▸ **Set problem**
Quote from the first line below through the line that contains "YAxis, ReferenceArea, Legend", both included, and leave the pictures out.

▸ **Supplied information**
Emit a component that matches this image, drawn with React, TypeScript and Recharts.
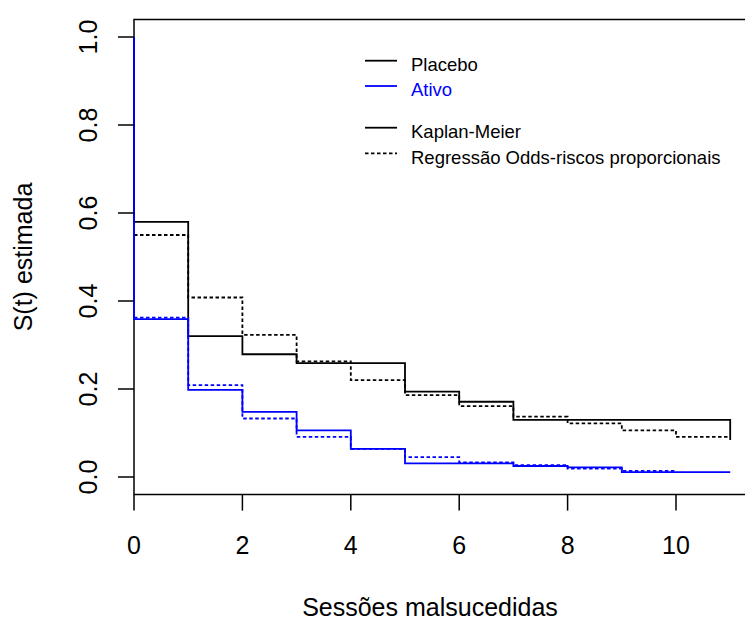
import React from 'react';
import { LineChart, Line, XAxis, YAxis, ReferenceArea, Legend } from 'recharts';

// ---- data ----
const placeboKMTimes = [0, 0, 1, 2, 3, 5, 6, 7, 11, 11];
const placeboKMValues = [1, 0.58, 0.32, 0.279, 0.259, 0.194, 0.171, 0.13, 0.13, 0.084];

const placeboRegTimes = [0, 1, 2, 3, 4, 5, 6, 7, 8, 9, 10, 11];
const placeboRegValues = [0.55, 0.408, 0.323, 0.263, 0.22, 0.186, 0.161, 0.137, 0.122, 0.106, 0.091, 0.091];

const ativoKMTimes = [0, 0, 1, 2, 3, 4, 5, 7, 8, 9, 11];
const ativoKMValues = [1, 0.359, 0.198, 0.148, 0.106, 0.064, 0.031, 0.025, 0.022, 0.011, 0.011];

const ativoRegTimes = [0, 1, 2, 3, 4, 5, 6, 7, 8, 9, 10];
const ativoRegValues = [0.362, 0.209, 0.133, 0.091, 0.064, 0.045, 0.033, 0.027, 0.019, 0.014, 0.014];

const xTicks = [0, 2, 4, 6, 8, 10];
const yTicks = [0, 0.2, 0.4, 0.6, 0.8, 1.0];

const legendLabels = ['Placebo', 'Ativo', 'Kaplan-Meier', 'Regressão Odds-riscos proporcionais'];
const legendColors = ['#000000', '#0000FF', '#000000', '#000000'];
const legendTextColors = ['#000000', '#0000FF', '#000000', '#000000'];
const legendDashed = [false, false, false, true];

const xTitle = 'Sessões malsucedidas';
const yTitle = 'S(t) estimada';

const toRows = (ts: number[], vs: number[]) => ts.map((t, i) => ({ t, s: vs[i] }));

const placeboKM = toRows(placeboKMTimes, placeboKMValues);
const placeboReg = toRows(placeboRegTimes, placeboRegValues);
const ativoKM = toRows(ativoKMTimes, ativoKMValues);
const ativoReg = toRows(ativoRegTimes, ativoRegValues);

const FONT = '"Liberation Sans", Arial, sans-serif';
const BLUE = '#0000FF';
const DASH = '3.5 2.5';
const LW = 1.8;

const YTick = (props: any) => {
  const { y, payload } = props;
  const bx = 97;
  return (
    <text
      x={bx}
      y={y}
      transform={`rotate(-90, ${bx}, ${y})`}
      textAnchor="middle"
      fontFamily={FONT}
      fontSize={25}
      fill="#000"
    >
      {Number(payload.value).toFixed(1)}
    </text>
  );
};

const XTick = (props: any) => {
  const { x, payload } = props;
  return (
    <text x={x} y={553.5} textAnchor="middle" fontFamily={FONT} fontSize={25} fill="#000">
      {String(payload.value)}
    </text>
  );
};

const XTitle = () => (
  <text x={430} y={616} textAnchor="middle" fontFamily={FONT} fontSize={25} fill="#000">
    {xTitle}
  </text>
);

const YTitle = () => (
  <text
    x={32}
    y={257}
    transform="rotate(-90, 32, 257)"
    textAnchor="middle"
    fontFamily={FONT}
    fontSize={25}
    fill="#000"
  >
    {yTitle}
  </text>
);

const rowY = [60.7, 86, 127.7, 153.3];

const LegendContent = () => (
  <svg width={745} height={200} style={{ display: 'block' }}>
    {legendLabels.map((lab, i) => (
      <g key={lab}>
        <line
          x1={365}
          x2={397}
          y1={rowY[i]}
          y2={rowY[i]}
          stroke={legendColors[i]}
          strokeWidth={LW}
          strokeDasharray={legendDashed[i] ? DASH : undefined}
        />
        <text
          x={411}
          y={rowY[i] + 10.3}
          fontFamily={FONT}
          fontSize={18.5}
          fill={legendTextColors[i]}
        >
          {lab}
        </text>
      </g>
    ))}
  </svg>
);

export default function App() {
  return (
    <div
      style={{
        position: 'absolute',
        left: 0,
        top: 0,
        width: 745,
        height: 622,
        overflow: 'hidden',
        background: '#fff',
      }}
    >
      <LineChart
        width={800}
        height={622}
        margin={{ top: 19.4, right: 15.6, left: 0, bottom: 0 }}
        style={{ fontFamily: FONT }}
      >
        <XAxis
          type="number"
          dataKey="t"
          domain={[0, 12]}
          ticks={xTicks}
          height={127.4}
          tickSize={16}
          axisLine={false}
          tickLine={{ stroke: '#000', strokeWidth: 1.5 }}
          tick={<XTick />}
          label={<XTitle />}
          interval={0}
        />
        <YAxis
          type="number"
          dataKey="s"
          domain={[-0.04, 1.04]}
          ticks={yTicks}
          width={134}
          tickSize={16}
          axisLine={false}
          tickLine={{ stroke: '#000', strokeWidth: 1.5 }}
          tick={<YTick />}
          label={<YTitle />}
          interval={0}
        />
        <ReferenceArea
          x1={0}
          x2={12}
          y1={-0.04}
          y2={1.04}
          fill="none"
          fillOpacity={0}
          stroke="#000"
          strokeWidth={1.5}
          ifOverflow="visible"
        />
        <Legend
          layout="vertical"
          align="center"
          verticalAlign="middle"
          wrapperStyle={{ left: 0, top: 0, width: 745, height: 200, pointerEvents: 'none' }}
          content={<LegendContent />}
        />
        <Line
          data={placeboKM}
          dataKey="s"
          type="stepAfter"
          stroke="#000"
          strokeWidth={LW}
          dot={false}
          activeDot={false}
          isAnimationActive={false}
          name="Placebo KM"
        />
        <Line
          data={placeboReg}
          dataKey="s"
          type="stepAfter"
          stroke="#000"
          strokeWidth={LW}
          strokeDasharray={DASH}
          dot={false}
          activeDot={false}
          isAnimationActive={false}
          name="Placebo Reg"
        />
        <Line
          data={ativoKM}
          dataKey="s"
          type="stepAfter"
          stroke={BLUE}
          strokeWidth={LW}
          dot={false}
          activeDot={false}
          isAnimationActive={false}
          name="Ativo KM"
        />
        <Line
          data={ativoReg}
          dataKey="s"
          type="stepAfter"
          stroke={BLUE}
          strokeWidth={LW}
          strokeDasharray={DASH}
          dot={false}
          activeDot={false}
          isAnimationActive={false}
          name="Ativo Reg"
        />
      </LineChart>
    </div>
  );
}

▸ **Response**
Emit a component that matches this image, drawn with React, TypeScript and Recharts.
import React from 'react';
import { LineChart, Line, XAxis, YAxis, ReferenceArea, Legend } from 'recharts';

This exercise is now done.